Namun yang hendak kita bahas kali ini
adalah dampak dari adanya politik itu sendiri terhadap keharmonisan para
pegawai karena salah satu yang menjadi indikasi terhadap itu adalah munculnya
personal tertentu yang diberi kesempatan dan fasilitas lebih dibanding personal
lain yang berada satu tim atau satu satuan kerja, padahal personal ini tidak
mempunyai prestasi maupun kinerja yang lebih dibanding personal yang lain. Maka
kepada personal yang diberi kesempatan dan fasilitas lebih ini sering disebut
sebagai “anak emas”.
Keberadaan “anak emas” ini sering
menjadi gonjang-ganjing dikalangan karyawan perusahaan karena secara kasat mata
terlihat jelas perlakuan yang berbeda dari atasan kepada personal yang di “anak
emas” kan, dan itu juga akan menjalar kepada kita para pengelola ke sdm an
perusahaan untuk secara subyektif sering terpengaruh dalam mengambil tindakan
terhadap personal dimaksud. Seiring dengan perjalanan waktu fenomena “anak
emas” selalu ada disetiap perusahaan dan itu juga yang penulis alami sehingga
sering terjadi pertentangan batin dalam hal mengambil tindakan karena jika ada
satu tindakan yang dilakukan terhadap personal tersebut maka dalam waktu yang
tidak lama, salah satu dari manajemen perusahaan akan menegur bahkan memarahi
penulis, walaupun kita sudah beragumen sesuai ketentuan namun hal ini tidak
merubah sikap yang bersangkutan bahkan akan menjadikan personal itu lebih
tinggi kedudukannya dari kita.
Dampak yang timbul terhadap karyawan
lain sangat besar terutama bagi mereka yang berada dalam satu tim atau
setingkat satuan kerja, mereka sering mengungkapkan persoalan ini karena bagi
mereka, ketika sudah bekerja dan mempunyai kinerja yang baik pun tidak menjamin
karir mereka akan semulus “anak emas” dan dalam proses kegiatan pekerjaan,
“anak emas” akan diberi keringanan sementara yang lain harus “jungkir balik”

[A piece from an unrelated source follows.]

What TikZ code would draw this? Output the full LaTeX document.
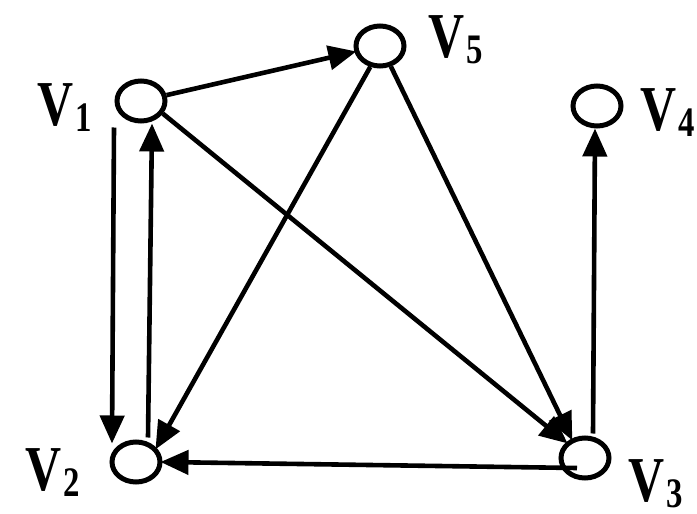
\documentclass[tikz,border=0pt]{standalone}
\usepackage{fontspec}
\setmainfont{Liberation Serif}
\usetikzlibrary{arrows.meta,shapes.geometric}
\tikzset{
  vert/.style={draw, ellipse, line width=5pt, minimum width=48pt, minimum height=40pt, inner sep=0pt},
  arr/.style={line width=4.6pt, -{Triangle[length=28pt,width=24pt]}, shorten >=-2pt},
  lab/.style={anchor=base west, inner sep=0pt, font=\fontsize{64}{64}\selectfont\bfseries}
}
\newcommand{\vsub}[1]{\scalebox{0.78}[1]{V\kern3pt\raisebox{-6pt}{\fontsize{42}{42}\selectfont #1}}}
\begin{document}
\begin{tikzpicture}[x=1pt,y=-1pt]
\useasboundingbox (0,0) rectangle (697,514);
\node[vert] (v1) at (141,101) {};
\node[vert] (v5) at (380,46) {};
\node[vert] (v4) at (597,106) {};
\node[vert] (v2) at (136,462) {};
\node[vert] (v3) at (585,458) {};
\node[lab] (l1) at (37,125) {\vsub{1}};
\node[lab] (l5) at (428,57) {\vsub{5}};
\node[lab] (l4) at (640,130) {\vsub{4}};
\node[lab] (l2) at (25,490) {\vsub{2}};
\node[lab] (l3) at (628,501) {\vsub{3}};
% edges
\draw[arr] (v1) -- (v5);
\draw[arr] (v1.-30) -- (v3.140);
\draw[arr] (v5.-115) -- (v2.35);
\draw[arr] (v5.-62) -- (v3.125);
\draw[arr] ([xshift=-27pt,yshift=-4pt]v1.south) -- ([xshift=-24pt,yshift=-2pt]v2.north);
\draw[arr] ([xshift=12pt,yshift=2pt]v2.north) -- ([xshift=11pt,yshift=-2pt]v1.south);
\draw[arr] ([xshift=8pt,yshift=2pt]v3.north) -- ([xshift=-2pt,yshift=-2pt]v4.south);
\draw[arr] ([xshift=-8pt,yshift=-10pt]v3.center) -- (v2.east);
\end{tikzpicture}
\end{document}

namun ketika ada pemberian reward atau penghargaan maka sang “anak emas” akan
diberi prioritas untuk mendapatkannya. Rasa Keadilan itulah ungkapan para
karyawan, yang terus wajib didengarkan oleh kita para pengelola ke sdm an
perusahaan dan harus dicarikan solusi yang “win-win” agar ini tidak melebar
kemana-mana. Solusi itu harus bisa menjembatani kepentingan semua karyawan
karena dengan adanya rasa ketidakdilan akan mengakibatkan demotivasi karyawan
bahkan yang paling parah adalah akan mengakibatkan hengkangnya tenaga-tenaga
potensial yang berakibat tingginya turn over karyawan.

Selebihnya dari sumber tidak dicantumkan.